Why the tragedy of the commons cannot be solved with money

The tragedy of the commons is an economic phenomenon that I have encountered many times throughout my education. Growing up I was exposed to economic ideas from my father who is an environmental and developmental economist for USAID. Many of my initial world views came from this lens, based upon the idea that the tragedy of the commons was simply a result of negative market externalities not being considered by the free market. If society could only find a way to make these people who take advantage of the commons for their own benefit pay for their impact, then the invisible hand would fix all these issues.  

I tend to believe in certain situations this would make a difference, such as a cap-and-trade policy to limit the total amount of carbon that can be released into the atmosphere. This would encourage companies to be efficient about how they use their carbon and allow more efficient companies to sell their carbon credits to less efficient companies. The problem I find with this, is that it essentially forces society to put a dollar value on the future lives of people. What price can a person pay today in dollars that can account for a new category of hurricane in the future? This is the question that economists always seem to ask themselves, and to me it seems like an excuse to continue postponing the central existential problem of our world.

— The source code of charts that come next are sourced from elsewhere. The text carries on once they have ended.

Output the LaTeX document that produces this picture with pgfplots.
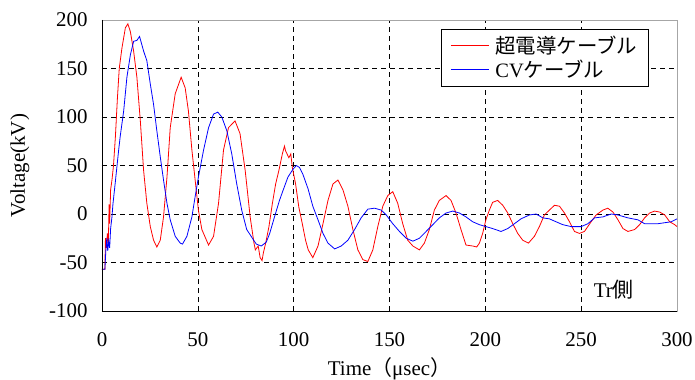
\documentclass[border=0pt]{standalone}
\usepackage{pgfplots}
\pgfplotsset{compat=1.18}
\usepackage{fontspec}
\setmainfont{Liberation Serif}
\newfontfamily\cjk{Noto Sans CJK JP}
\definecolor{myred}{RGB}{255,0,0}
\definecolor{myblue}{RGB}{0,0,255}
\begin{document}
\begin{tikzpicture}
\path[use as bounding box] (-102bp,-69bp) rectangle (593bp,311bp);
\begin{axis}[
  at={(0,0)}, anchor=south west,
  scale only axis, width=575bp, height=291bp,
  xmin=0, xmax=300, ymin=-100, ymax=200,
  xtick={0,50,...,300}, ytick={-100,-50,...,200},
  tick pos=left, tick align=inside,
  major tick length=5bp,
  major tick style={black, line width=0.6bp},
  /pgf/number format/assume math mode=true,
  tick label style={font=\fontsize{21}{24}\selectfont},
  xticklabel style={yshift=-18bp},
  yticklabel style={xshift=-11bp},
  grid=major,
  major grid style={black, line width=0.6bp, dash pattern=on 5bp off 4bp},
  axis line style={draw=gray!70, line width=0.8bp},
  xlabel={Time{\cjk （}μsec{\cjk ）}},
  ylabel={Voltage(kV)},
  label style={font=\fontsize{21}{24}\selectfont},
  xlabel style={at={(axis description cs:0.5,-0.2)}, anchor=center},
  ylabel style={at={(axis description cs:-0.143,0.5)}, anchor=center},
  legend style={at={(axis description cs:0.5896,0.969)}, anchor=north west,
    draw=black, fill=white,
    font=\fontsize{20.5}{23}\selectfont, cells={anchor=west},
    inner xsep=9bp, inner ysep=5bp, row sep=1bp,
    /tikz/every odd column/.append style={column sep=4bp}},
]
\addplot[draw=myred, color=myred, line width=0.8bp,
  legend image code/.code={\draw[draw=myred, line width=1.2bp] (0bp,0bp) -- (38bp,0bp);}] coordinates {
(0,-57) (1.5,-57) (1.8,-25) (2.3,-35) (2.8,-20) (3.3,-32) (3.7,10) (4.0,-10) (4.5,25) (5.2,35) (6.0,50) (7.0,80) (8.0,118) (9.0,150) (10.4,171) (12.2,192) (13.5,196) (14.8,188) (16.5,168) (18.2,141) (20,96) (21.7,45) (23.4,11) (25.2,-13) (26.9,-27) (28.6,-34) (30.4,-27) (32.1,-3) (33.9,38) (35.6,89) (38.2,124) (41.3,141) (43.4,130) (45.1,106) (46.9,66) (48.6,35) (50.3,4) (52.1,-16) (55.6,-32) (58.2,-23) (60.8,11) (63.4,66) (66,89) (69.4,96) (72,83) (74.7,45) (77.3,-3) (79.3,-30) (80,-37) (81.5,-33) (82.5,-45) (83.5,-48) (84.2,-40) (85.4,-30) (87.1,-13) (88.9,11) (90.6,31) (92.3,45) (94.1,62) (95.2,70) (95.8,65) (97.5,58) (98.5,62) (99.3,48) (101,31) (102.7,7) (104.5,-10) (106.2,-27) (107.6,-37) (110,-45) (112.7,-33) (115.3,-10) (117.9,14) (120.5,31) (123.1,35) (125.7,25) (128.3,8) (130.9,-16) (133.5,-37) (136.1,-47) (138.7,-49) (141.3,-37) (143.9,-13) (146.5,8) (149.1,19) (151.7,23) (154.3,11) (156.9,-10) (159.5,-27) (162.2,-33) (165.6,-37) (168.2,-30) (170.8,-16) (173.4,4) (176,14) (179.5,19) (182.1,14) (184.7,1) (187.3,-16) (189.9,-32) (193.4,-33) (195.5,-34) (196.9,-30) (198.6,-20) (200.3,-6) (202.1,4) (203.8,12) (206.4,14) (209.1,9) (211.7,1) (214.3,-10) (216.9,-20) (219.5,-27) (222.5,-30) (225.6,-23) (228.2,-13) (230.8,-1) (233.4,4) (236.1,9) (238.7,8) (241.3,1) (243.9,-8) (246.5,-18) (249.1,-20) (251.7,-18) (255.2,-8) (257.8,-1) (261.3,4) (263.9,6) (266.6,2) (269.2,-6) (271.8,-15) (274.4,-18) (277.9,-16) (280.5,-11) (283.1,-4) (285.7,1) (288.3,3) (291,2) (293.6,-1) (296.2,-8) (298.8,-11) (300,-13)
};
\addlegendentry{{\cjk 超電導ケーブル}}
\addplot[draw=myblue, color=myblue, line width=0.8bp,
  legend image code/.code={\draw[draw=myblue, line width=1.2bp] (0bp,0bp) -- (38bp,0bp);}] coordinates {
(0,-57) (1.5,-57) (2.0,-38) (2.5,-25) (3.0,-38) (3.5,-28) (4.0,-35) (4.5,-15) (5.2,-3) (5.7,10) (6.9,32) (8.7,66) (9.5,80) (11.3,106) (13,141) (14.8,164) (16.5,178) (18.2,179) (19.6,183) (21.7,168) (23.4,158) (25.2,134) (26.9,113) (28.6,86) (30.4,59) (32.1,35) (33.9,11) (35.6,-6) (38.2,-23) (40.8,-30) (42,-31) (44.3,-23) (46.9,-3) (48.6,18) (50.3,38) (53,66) (55.6,89) (58.2,103) (60.4,105) (62.5,100) (65.1,86) (67.7,62) (70.3,31) (72.9,4) (75.5,-16) (77.5,-22) (78.8,-26) (80.5,-31) (83.1,-33) (85.7,-29) (87.5,-20) (90,-3) (92.6,14) (94.4,24) (97,38) (99.6,46) (101.4,50) (103,48) (104.8,41) (107.5,26) (110,8) (112.7,-6) (115.3,-20) (117.9,-30) (121.4,-36) (124.8,-33) (128.3,-27) (131.8,-16) (135.2,-4) (138.7,5) (142.2,6) (145.7,4) (148.3,-1) (151.7,-10) (155.2,-18) (158.7,-25) (162.2,-28) (165.6,-25) (169.1,-18) (172.6,-11) (176,-4) (179.5,1) (183,3) (186.5,1) (189.9,-3) (193.4,-8) (196.9,-11) (200.3,-13) (203.8,-15) (208.2,-18) (211.7,-15) (215.2,-10) (218.6,-5) (223,-1) (226.5,0) (230,-4) (233.4,-5) (236.9,-8) (240.4,-11) (244.8,-13) (250,-13) (253.5,-10) (257,-4) (261.3,-3) (265.7,0) (269.2,-1) (274.4,-4) (279.6,-6) (283.1,-10) (290.1,-10) (297,-8) (300,-5)
};
\addlegendentry{CV{\cjk ケーブル}}
\draw[black, line width=0.9bp] (rel axis cs:0,1) -- (rel axis cs:0,0) -- (rel axis cs:1,0);
\node[font=\fontsize{21}{24}\selectfont, anchor=center] at (axis cs:267,-78) {Tr{\cjk 側}};
\end{axis}
\end{tikzpicture}
\end{document}
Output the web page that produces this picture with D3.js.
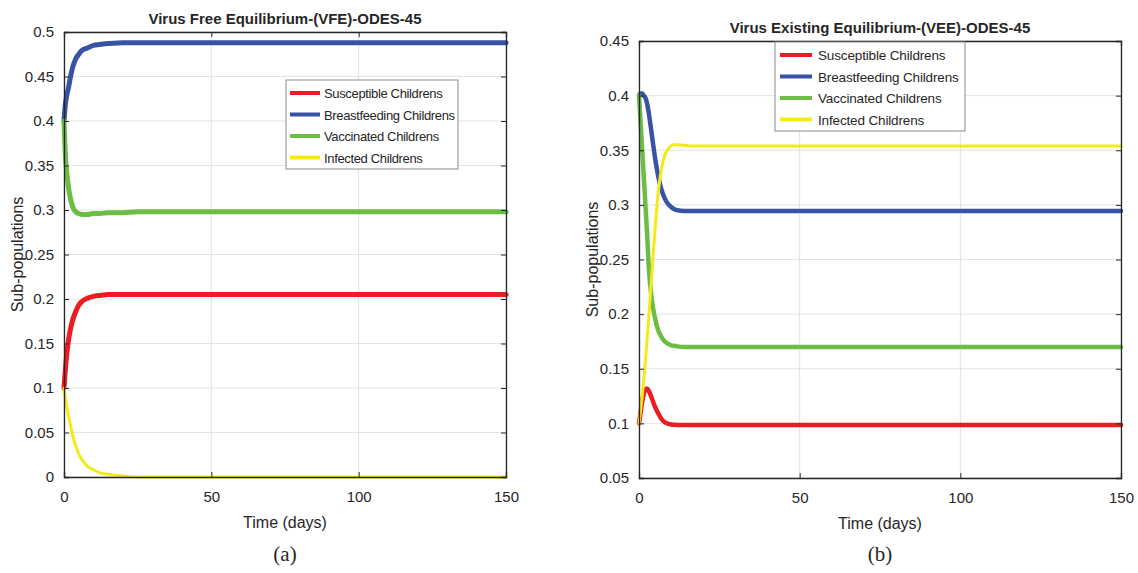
<!DOCTYPE html>
<html>
<head>
<meta charset="utf-8">
<script src="https://cdn.jsdelivr.net/npm/d3@7"></script>
<style>
  body { margin: 0; background: #fff; }
  svg text { font-family: "Liberation Sans Narrow", "Arial Narrow", "Liberation Sans", sans-serif; fill: #262626; }
  .title { font-weight: bold; font-size: 15px; }
  .axis-label { font-size: 16px; }
</style>
</head>
<body>
<div class="chart"></div>
<script>
// ---- data ----
var seriesNames = ["Susceptible Childrens", "Breastfeeding Childrens", "Vaccinated Childrens", "Infected Childrens"];
var seriesColors = ["#ed1c24", "#3953a4", "#6cbd45", "#f4ea1a"];

// panel (a): Virus Free Equilibrium
var vfeTime = [0, 0.5, 1, 1.5, 2, 3, 4, 5, 6, 8, 10, 12, 15, 20, 25, 30, 150];
var vfeSusceptible = [0.1, 0.122, 0.14, 0.153, 0.163, 0.177, 0.186, 0.193, 0.197, 0.201, 0.203, 0.204, 0.205, 0.205, 0.205, 0.205, 0.205];
var vfeBreastfeeding = [0.4, 0.42, 0.43, 0.437, 0.446, 0.461, 0.47, 0.475, 0.479, 0.482, 0.485, 0.486, 0.487, 0.488, 0.488, 0.488, 0.488];
var vfeVaccinated = [0.4, 0.36, 0.34, 0.326, 0.316, 0.303, 0.298, 0.296, 0.295, 0.295, 0.296, 0.296, 0.297, 0.297, 0.298, 0.298, 0.298];
var vfeInfected = [0.1, 0.088, 0.078, 0.069, 0.061, 0.046, 0.035, 0.026, 0.02, 0.012, 0.008, 0.005, 0.003, 0.001, 0, 0, 0];
var vfeYTicks = [0, 0.05, 0.1, 0.15, 0.2, 0.25, 0.3, 0.35, 0.4, 0.45, 0.5];

// panel (b): Virus Existing Equilibrium
var veeTime = [0, 0.5, 1, 1.5, 2, 2.5, 3, 4, 5, 6, 7, 8, 9, 10, 11, 12, 14, 16, 20, 150];
var veeSusceptible = [0.1, 0.11, 0.12, 0.127, 0.131, 0.132, 0.13, 0.123, 0.115, 0.109, 0.104, 0.101, 0.0998, 0.099, 0.0987, 0.0985, 0.0985, 0.0985, 0.0985, 0.0985];
var veeBreastfeeding = [0.4, 0.402, 0.402, 0.4, 0.398, 0.393, 0.385, 0.364, 0.343, 0.326, 0.314, 0.306, 0.301, 0.298, 0.296, 0.295, 0.2945, 0.2945, 0.2945, 0.2945];
var veeVaccinated = [0.4, 0.375, 0.35, 0.325, 0.3, 0.275, 0.245, 0.213, 0.196, 0.185, 0.179, 0.175, 0.173, 0.1715, 0.171, 0.1705, 0.17, 0.17, 0.17, 0.17];
var veeInfected = [0.1, 0.112, 0.125, 0.14, 0.157, 0.176, 0.196, 0.237, 0.278, 0.312, 0.333, 0.345, 0.351, 0.354, 0.355, 0.355, 0.3545, 0.354, 0.354, 0.354];
var veeYTicks = [0.05, 0.1, 0.15, 0.2, 0.25, 0.3, 0.35, 0.4, 0.45];

var xTicks = [0, 50, 100, 150];

var svg = d3.select(".chart").append("svg")
    .attr("width", 1138)
    .attr("height", 573);

svg.append("rect").attr("width", 1138).attr("height", 573).attr("fill", "#fff");

function drawPanel(opts) {
    var width = opts.right - opts.left,
        height = opts.bottom - opts.top;

    var x = d3.scaleLinear().domain([0, 150]).range([0, width]);
    var y = d3.scaleLinear().domain(opts.yDomain).range([height, 0]);

    var g = svg.append("g")
        .attr("transform", `translate(${opts.left}, ${opts.top})`);

    // grid
    g.selectAll(".ygrid").data(opts.yTicks).enter().append("line")
        .attr("x1", 0).attr("x2", width)
        .attr("y1", d => y(d)).attr("y2", d => y(d))
        .style("stroke", "#e3e3e3").style("stroke-width", 1);
    g.selectAll(".xgrid").data(xTicks).enter().append("line")
        .attr("y1", 0).attr("y2", height)
        .attr("x1", d => x(d)).attr("x2", d => x(d))
        .style("stroke", "#e3e3e3").style("stroke-width", 1);

    // lines
    var series = [opts.susceptible, opts.breastfeeding, opts.vaccinated, opts.infected];
    series.forEach(function(vals, i) {
        var pts = opts.time.map((t, j) => [t, vals[j]]);
        var line = d3.line()
            .x(d => x(d[0]))
            .y(d => y(d[1]))
            .curve(d3.curveMonotoneX);
        g.append("path")
            .datum(pts)
            .attr("d", line)
            .style("fill", "none")
            .style("stroke", seriesColors[i])
            .style("stroke-width", i == 3 ? 3 : opts.lineWidth)
            .style("stroke-linejoin", "round")
            .style("stroke-linecap", "round");
    });

    // axes (box with inward ticks, matlab style)
    var axL = g.append("g").call(d3.axisLeft(y).tickValues(opts.yTicks).tickSize(-5).tickPadding(10).tickFormat(d3.format("~g")));
    var axR = g.append("g").attr("transform", `translate(${width}, 0)`)
        .call(d3.axisRight(y).tickValues(opts.yTicks).tickSize(-5).tickFormat(""));
    var axB = g.append("g").attr("transform", `translate(0, ${height})`)
        .call(d3.axisBottom(x).tickValues(xTicks).tickSize(-5).tickPadding(14));
    var axT = g.append("g")
        .call(d3.axisTop(x).tickValues(xTicks).tickSize(-5).tickFormat(""));
    [axL, axR, axB, axT].forEach(function(a) {
        a.selectAll("path").style("stroke", "#262626").style("stroke-width", 1.3);
        a.selectAll("line").style("stroke", "#262626");
        a.selectAll("text").style("font-size", "15px").attr("fill", "#262626");
    });

    // title
    g.append("text")
        .attr("class", "title")
        .attr("x", width / 2)
        .attr("y", -8)
        .style("text-anchor", "middle")
        .text(opts.title);

    // axis labels
    g.append("text")
        .attr("class", "axis-label")
        .attr("x", width / 2)
        .attr("y", height + 51)
        .style("text-anchor", "middle")
        .text("Time (days)");
    g.append("text")
        .attr("class", "axis-label")
        .attr("transform", "rotate(-90)")
        .attr("x", -height / 2)
        .attr("y", opts.yLabelX)
        .style("text-anchor", "middle")
        .text("Sub-populations");

    // caption
    svg.append("text")
        .attr("x", opts.left + width / 2)
        .attr("y", 561)
        .style("text-anchor", "middle")
        .style("font-family", "'Liberation Serif', serif")
        .style("font-size", "21px")
        .text(opts.caption);

    // legend
    var leg = opts.legend;
    var lg = svg.append("g").attr("transform", `translate(${leg.x}, ${leg.y})`);
    lg.append("rect")
        .attr("width", leg.w)
        .attr("height", 89)
        .style("fill", "#fff")
        .style("stroke", "#8c8c8c")
        .style("stroke-width", 1);
    seriesNames.forEach(function(name, i) {
        var yy = 13 + i * 21.5;
        lg.append("line")
            .attr("x1", leg.lineX0).attr("x2", leg.lineX1)
            .attr("y1", yy).attr("y2", yy)
            .style("stroke", seriesColors[i])
            .style("stroke-width", 4);
        lg.append("text")
            .attr("x", leg.textX)
            .attr("y", yy + 5)
            .style("font-size", leg.fontSize + "px")
            .style("letter-spacing", leg.spacing + "px")
            .text(name);
    });
}

drawPanel({
    left: 64, right: 506, top: 32, bottom: 477,
    yDomain: [0, 0.5], yTicks: vfeYTicks,
    time: vfeTime, susceptible: vfeSusceptible, breastfeeding: vfeBreastfeeding,
    vaccinated: vfeVaccinated, infected: vfeInfected,
    title: "Virus Free Equilibrium-(VFE)-ODES-45",
    caption: "(a)", yLabelX: -41, lineWidth: 5,
    legend: {x: 286, y: 80, w: 172, lineX0: 4, lineX1: 34, textX: 38, fontSize: 13, spacing: -0.35}
});

drawPanel({
    left: 639, right: 1121, top: 41, bottom: 478,
    yDomain: [0.05, 0.45], yTicks: veeYTicks,
    time: veeTime, susceptible: veeSusceptible, breastfeeding: veeBreastfeeding,
    vaccinated: veeVaccinated, infected: veeInfected,
    title: "Virus Existing Equilibrium-(VEE)-ODES-45",
    caption: "(b)", yLabelX: -41, lineWidth: 4.5,
    legend: {x: 775, y: 42, w: 190, lineX0: 5, lineX1: 37, textX: 43, fontSize: 13.5, spacing: -0.15}
});
</script>
</body>
</html>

 Another problem that I find with financial consequences rather than criminal consequences is that some companies simply have too much money. Today fines are simply a cost of doing business. For example, even the half a billion-dollar fine Purdue pharma will have to pay for starting the opioid epidemic is a drop in the bucket compared to the tens of billions that they have made in the last couple decades off addicting people to oxytocin. LLCs are protected entities as well and so the owners of a company never truly face consequences or lose their own personal wealth when their company goes bankrupt. Another problem we must acknowledge, is that these companies often are the ones funding research to come up with solutions to the problems in a way that doesn’t blame them. Take recycling and carpooling for example. Fossil fuel companies spent tens of millions of dollars to advertise and convince consumers that the blame for fossil fuel emissions rests on their shoulders. If only more people would recycle and carpool the environmental consequences of burning fossil fuels would stop! While these things are good things to do, the vast majority of the benefit from ignoring the negative market externalities go to the profits a few powerful companies rather than subsidizing innovation, industrializing developing nations, or making products cheaper for low income consumers.